If the debate is about American interests, then Brooks, Perriello, and those who share their view need to demonstrate why a democratic world order is necessary to the security of the United States. For despite the fact that this is so regularly claimed, it is anything but obvious. At the very least, there needs to be more consideration than democracy promotion advocates and partisans of humanitarian intervention have been willing to give of the costs as well as the benefits of the American project of fostering, to the extent it can do so prudently, a systematic, universal, global change of all political systems that are not yet democratic.
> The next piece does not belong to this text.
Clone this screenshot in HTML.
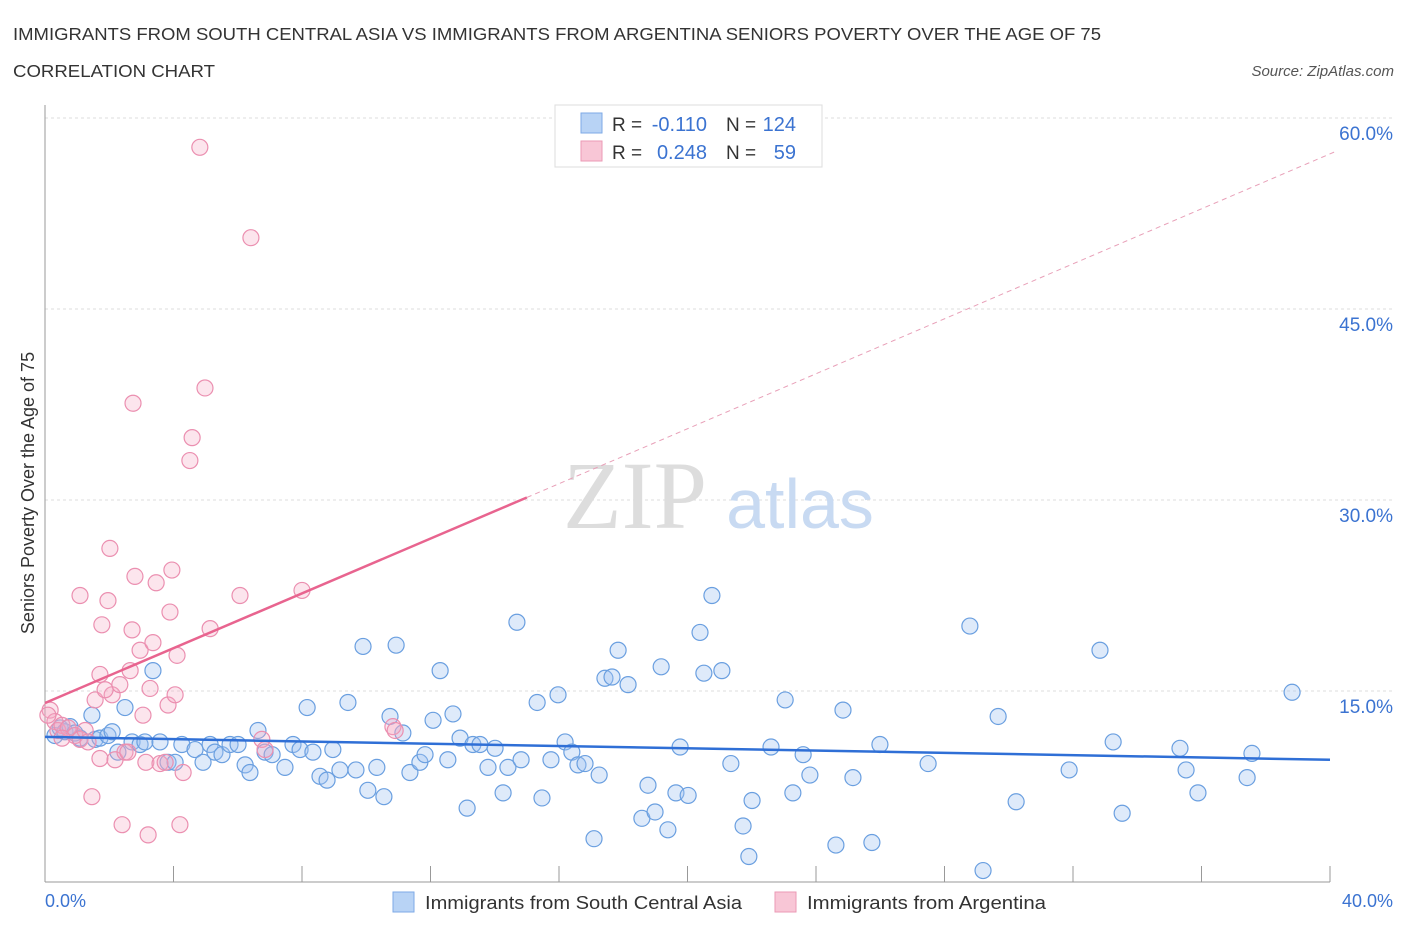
<!DOCTYPE html>
<html><head><meta charset="utf-8"><style>
body{margin:0;background:#fff;font-family:"Liberation Sans",sans-serif;}
svg{display:block}
</style></head><body>
<svg id="chart" width="1406" height="930" xmlns="http://www.w3.org/2000/svg">
<text x="13" y="40" font-size="17.5" fill="#333" textLength="1088" lengthAdjust="spacingAndGlyphs">IMMIGRANTS FROM SOUTH CENTRAL ASIA VS IMMIGRANTS FROM ARGENTINA SENIORS POVERTY OVER THE AGE OF 75</text>
<text x="13" y="77" font-size="17.5" fill="#333" textLength="202" lengthAdjust="spacingAndGlyphs">CORRELATION CHART</text>
<text x="1394" y="76" font-size="15" fill="#555" font-style="italic" text-anchor="end">Source: ZipAtlas.com</text>
<g id="grid"></g>
<text x="635" y="528" font-size="96" fill="#ddd" font-family="Liberation Serif,serif" text-anchor="middle">ZIP</text>
<text x="800" y="528" font-size="70" fill="#c8daf2" text-anchor="middle">atlas</text>
<g id="points"></g>
<g id="trends"></g>
<text transform="translate(34,493) rotate(-90)" font-size="18" fill="#333" text-anchor="middle">Seniors Poverty Over the Age of 75</text>
<text x="45" y="907" font-size="18" fill="#3b73d1">0.0%</text>
<text x="1393" y="907" font-size="18" fill="#3b73d1" text-anchor="end">40.0%</text>
<g>
<rect x="555" y="105" width="267" height="62" fill="#fff" stroke="#ddd"/>
<rect x="581" y="113" width="21" height="20" fill="#b8d3f5" stroke="#7eaae6"/>
<rect x="581" y="141" width="21" height="20" fill="#f8c6d6" stroke="#eb9ab5"/>
<text x="612" y="131" font-size="19" fill="#333">R =</text>
<text x="707" y="131" font-size="20" fill="#3b73d1" text-anchor="end">-0.110</text>
<text x="726" y="131" font-size="19" fill="#333">N =</text>
<text x="796" y="131" font-size="20" fill="#3b73d1" text-anchor="end">124</text>
<text x="612" y="159" font-size="19" fill="#333">R =</text>
<text x="707" y="159" font-size="20" fill="#3b73d1" text-anchor="end">0.248</text>
<text x="726" y="159" font-size="19" fill="#333">N =</text>
<text x="796" y="159" font-size="20" fill="#3b73d1" text-anchor="end">59</text>
</g>
<g>
<rect x="393" y="892" width="21" height="20" fill="#b8d3f5" stroke="#7eaae6"/>
<text x="425" y="909" font-size="18.5" fill="#333" textLength="317" lengthAdjust="spacingAndGlyphs">Immigrants from South Central Asia</text>
<rect x="775" y="892" width="21" height="20" fill="#f8c6d6" stroke="#eb9ab5"/>
<text x="807" y="909" font-size="18.5" fill="#333" textLength="239" lengthAdjust="spacingAndGlyphs">Immigrants from Argentina</text>
</g>
</svg>
<script>
const yTicks=[15,30,45,60];
const yTickLabels=["15.0%","30.0%","45.0%","60.0%"];
const xTicks=[0,4,8,12,16,20,24,28,32,36,40];
const blueX=[0.31,0.47,0.62,0.78,0.93,1.09,1.46,1.56,1.71,1.96,2.09,2.27,2.49,2.71,2.96,3.11,3.36,3.58,3.83,4.05,4.26,4.67,4.92,5.14,5.29,5.51,5.76,6.01,6.23,6.38,6.63,6.85,7.07,7.47,7.72,7.94,8.16,8.34,8.56,8.78,8.96,9.18,9.43,9.68,9.90,10.05,10.33,10.55,10.74,10.93,11.14,11.36,11.67,11.83,12.08,12.30,12.54,12.70,12.92,13.14,13.32,13.54,13.79,14.01,14.26,14.41,14.69,14.82,15.32,15.47,15.75,15.97,16.19,16.40,16.59,16.81,17.09,17.25,17.43,17.65,17.84,18.15,18.58,18.77,18.99,19.18,19.39,19.64,19.77,20.02,20.39,20.51,20.76,21.07,21.35,21.73,21.91,22.01,22.60,23.04,23.28,23.60,23.81,24.62,24.84,25.15,25.74,25.99,27.49,28.79,29.20,29.67,30.23,31.88,32.84,33.25,33.53,35.33,35.52,35.89,37.42,37.57,38.82];
const blueY=[11.5,12.1,11.8,12.2,11.7,11.3,13.1,11.2,11.3,11.5,11.8,10.2,13.7,11.0,10.8,11.0,16.6,11.0,9.4,9.4,10.8,10.4,9.4,10.8,10.2,10.0,10.8,10.8,9.2,8.6,11.9,10.2,10.0,9.0,10.8,10.4,13.7,10.2,8.3,8.0,10.4,8.8,14.1,8.8,18.5,7.2,9.0,6.7,13.0,18.6,11.7,8.6,9.4,10.0,12.7,16.6,9.6,13.2,11.3,5.8,10.8,10.8,9.0,10.5,7.0,9.0,20.4,9.6,14.1,6.6,9.6,14.7,11.0,10.2,9.2,9.3,3.4,8.4,16.0,16.1,18.2,15.5,5.0,7.6,5.5,16.9,4.1,7.0,10.6,6.8,19.6,16.4,22.5,16.6,9.3,4.4,2.0,6.4,10.6,14.3,7.0,10.0,8.4,2.9,13.5,8.2,3.1,10.8,9.3,20.1,0.9,13.0,6.3,8.8,18.2,11.0,5.4,10.5,8.8,7.0,8.2,10.1,14.9];
const pinkX=[0.16,0.31,0.40,0.53,0.72,0.93,1.09,1.25,1.34,1.46,1.56,1.71,1.77,1.96,2.02,2.09,2.18,2.33,2.40,2.49,2.58,2.65,2.71,2.80,2.96,3.05,3.14,3.21,3.27,3.36,3.46,3.58,3.74,3.83,3.89,3.95,4.05,4.11,4.20,4.30,4.51,4.58,4.82,4.98,5.14,6.07,6.41,6.75,6.85,8.00,10.83,10.90,2.74,1.09,1.71,1.87,0.53,0.09];
const pinkY=[13.5,12.6,11.9,12.3,12.1,11.5,11.2,11.9,11.0,6.7,14.3,9.7,20.2,22.1,26.2,14.7,9.6,15.5,4.5,10.2,10.2,16.6,19.8,24.0,18.2,13.1,9.4,3.7,15.2,18.8,23.5,9.3,9.4,13.9,21.2,24.5,14.7,17.8,4.5,8.6,33.1,34.9,57.7,38.8,19.9,22.5,50.6,11.2,10.4,22.9,12.2,11.9,37.6,22.5,16.3,15.1,11.3,13.1];
const blueTrend=[[0,11.4],[40,9.6]];
const pinkTrendSolid=[[0,14.06],[15.0,30.2]];
const pinkTrendDash=[[15.0,30.2],[40.2,57.4]];
const NS='http://www.w3.org/2000/svg';
function sx(v){return 45+v*1285/40;}
function sy(v){return 882-v*12.733;}
function mk(t,a,p){const e=document.createElementNS(NS,t);for(const k in a)e.setAttribute(k,a[k]);p.appendChild(e);return e;}
const grid=document.getElementById('grid');
yTicks.forEach((t,i)=>{
  const l=mk('line',{x1:45,x2:1393,y1:sy(t),y2:sy(t),stroke:'#ddd','stroke-dasharray':'3,3'},grid);
  
  
  const tx=mk('text',{x:1393,y:sy(t)+22,'font-size':19,fill:'#3b73d1','text-anchor':'end'},grid);
  tx.textContent=yTickLabels[i];
  
  
});
const ax=mk('line',{x1:45,x2:45,y1:105,y2:882,stroke:'#999'},grid);


const bx=mk('line',{x1:45,x2:1330,y1:882,y2:882,stroke:'#999'},grid);


xTicks.forEach(t=>{
  const l=mk('line',{x1:sx(t),x2:sx(t),y1:866,y2:882,stroke:'#999'},grid);
  
  
});
const pts=document.getElementById('points');
blueX.forEach((x,i)=>{
  const c=mk('circle',{cx:sx(x),cy:sy(blueY[i]),r:8,fill:'rgba(160,195,240,0.35)',stroke:'#6a9fe0','stroke-width':1.2},pts);
  
  
});
pinkX.forEach((x,i)=>{
  const c=mk('circle',{cx:sx(x),cy:sy(pinkY[i]),r:8,fill:'rgba(245,170,195,0.3)',stroke:'#eb8fb0','stroke-width':1.2},pts);
  
  
});
const tr=document.getElementById('trends');
const b=mk('line',{x1:sx(blueTrend[0][0]),y1:sy(blueTrend[0][1]),x2:sx(blueTrend[1][0]),y2:sy(blueTrend[1][1]),stroke:'#2f6fd6','stroke-width':2.5},tr);


const p=mk('line',{x1:sx(pinkTrendSolid[0][0]),y1:sy(pinkTrendSolid[0][1]),x2:sx(pinkTrendSolid[1][0]),y2:sy(pinkTrendSolid[1][1]),stroke:'#e8648f','stroke-width':2.5},tr);


const pd=mk('line',{x1:sx(pinkTrendDash[0][0]),y1:sy(pinkTrendDash[0][1]),x2:sx(pinkTrendDash[1][0]),y2:sy(pinkTrendDash[1][1]),stroke:'#e8a0b8','stroke-width':1,'stroke-dasharray':'5,4'},tr);


</script>
</body></html>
That would require a commitment that is actually far more radical than regime changes in a few countries like Iraq or Afghanistan. Only the belief that in fact democracy is what the world wants already, and thus, morally speaking, we are pushing on an open door, could justify such a swollen ambition.
We have been down this road before, and its name is empire. If they follow Brooks and Perriello, American policy-makers will most likely declare our actions to be taken in the name of human rights, rather than what the French empire called France’s “civilizing mission,” or what Kipling called “The White Man’s Burden.” But at the risk of sounding like Gertrude Stein, an empire is an empire is an empire. At this point in history, surely it is time to consider instead whether the moral thing for us to do would be to stand down rather than double down.